Your questions about ayurvedic gazpacho
Is gazpacho compatible with Ayurveda?
Yes, provided you adapt it: served lukewarm rather than iced and lifted with carminative spices like toasted cumin and ginger, it loses its too-cold, too-raw character for digestion while keeping its summery freshness.
Why avoid serving gazpacho iced?
Ayurvedic tradition holds that cold constricts and slows agni, the digestive fire, already taxed by summer heat. A gazpacho at room temperature or barely cool stays refreshing without weighing on digestion.
Which spices should you add to a gazpacho to digest it better?
Toasted and ground cumin, grated fresh ginger and a touch of rock salt are the three most useful additions: tradition credits them with carminative properties that support the digestion of raw vegetables.
Can you make Ayurvedic gazpacho in advance?
Yes, it keeps 1 to 2 days in the refrigerator. Take it out early enough to serve it lukewarm or at room temperature rather than iced, and taste it again before serving: the spices sometimes fade over time.
Is Ayurvedic gazpacho suitable in the evening?

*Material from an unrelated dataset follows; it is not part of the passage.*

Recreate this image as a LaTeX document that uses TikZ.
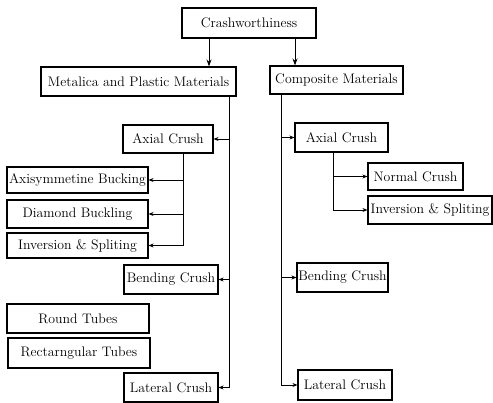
\documentclass[tikz,border=0pt]{standalone}
\usepackage{amsmath}
\usepackage{tikz}
\usetikzlibrary{arrows.meta}

\begin{document}
\begin{tikzpicture}[x = 1pt, y = -1pt, line width = 1.1pt,
                    box/.style = {draw, rectangle, inner sep = 0pt, font = \fontsize{13.8}{16}\selectfont},
                    arr/.style = {line width = 0.8pt, -{Stealth[length = 5pt, width = 4pt]}},
                    big/.style = {line width = 1pt, -{Stealth[length = 7pt, width = 5pt]}}]
  \useasboundingbox (0,0) rectangle (493,403);
  \node [box, minimum width = 134pt, minimum height = 30pt] (T0) at (249,23) {Crashworthiness};
  \node [box, minimum width = 195pt, minimum height = 29pt] (M0) at (138.5,81.5) {Metalica and Plastic Materials};
  \node [box, minimum width = 133pt, minimum height = 28pt] (C0) at (336.5,80) {Composite Materials};

  \node [box, minimum width = 90pt, minimum height = 28pt] (M1) at (168,139) {Axial Crush};
  \node [box, minimum width = 141pt, minimum height = 26pt] (M11) at (77.5,180) {Axisymmetine Bucking};
  \node [box, minimum width = 141pt, minimum height = 28pt] (M12) at (77.5,214) {Diamond Buckling};
  \node [box, minimum width = 141pt, minimum height = 25pt] (M13) at (77.5,245.5) {Inversion \& Spliting};
  \node [box, minimum width = 94pt, minimum height = 29pt] (M2) at (171,279.5) {Bending Crush};
  \node [box, minimum width = 142pt, minimum height = 29pt] (M21) at (78,318.5) {Round Tubes};
  \node [box, minimum width = 142pt, minimum height = 30pt] (M22) at (79,353) {Rectarngular Tubes};
  \node [box, minimum width = 94pt, minimum height = 29pt] (M3) at (171,387.5) {Lateral Crush};

  \node [box, minimum width = 93pt, minimum height = 29pt] (C1) at (341.5,137.5) {Axial Crush};
  \node [box, minimum width = 95pt, minimum height = 27pt] (C11) at (415.5,176.5) {Normal Crush};
  \node [box, minimum width = 124pt, minimum height = 28pt] (C12) at (430,210) {Inversion \& Spliting};
  \node [box, minimum width = 91pt, minimum height = 29pt] (C2) at (342.5,277.5) {Bending Crush};
  \node [box, minimum width = 94pt, minimum height = 30pt] (C3) at (345,385) {Lateral Crush};

  \coordinate (MT) at (229,0);
  \coordinate (MA) at (183,0);
  \coordinate (CT) at (281,0);
  \coordinate (CA) at (333,0);

  \draw [big] ([xshift = -40pt]T0.south) -- ([xshift = -40pt]T0.south |- M0.north);
  \draw [big] ([xshift = 46pt]T0.south) -- ([xshift = 46pt]T0.south |- C0.north);

  \draw [arr] (M0.south -| MT) |- (M3.east);
  \draw [arr] (MT |- M1.east) -- (M1.east);
  \draw [arr] (MT |- M2.east) -- (M2.east);
  \draw [arr] (M1.south -| MA) |- (M13.east);
  \draw [arr] (MA |- M11.east) -- (M11.east);
  \draw [arr] (MA |- M12.east) -- (M12.east);

  \draw [arr] (C0.south -| CT) |- (C3.west);
  \draw [arr] (CT |- C1.west) -- (C1.west);
  \draw [arr] (CT |- C2.west) -- (C2.west);
  \draw [arr] (C1.south -| CA) |- (C12.west);
  \draw [arr] (CA |- C11.west) -- (C11.west);
\end{tikzpicture}
\end{document}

Occasionally, yes — but Ayurvedic tradition prefers cooked, warm meals in the evening, when agni is weaker. Save this gazpacho for lunch instead, when digestion is at its most vigorous.
Should you peel the cucumber for this gazpacho?
Partial peeling, leaving strips of skin, is usually enough: it keeps some texture and freshness while removing the bitterness sometimes found on the skin, especially on non-organic cucumbers.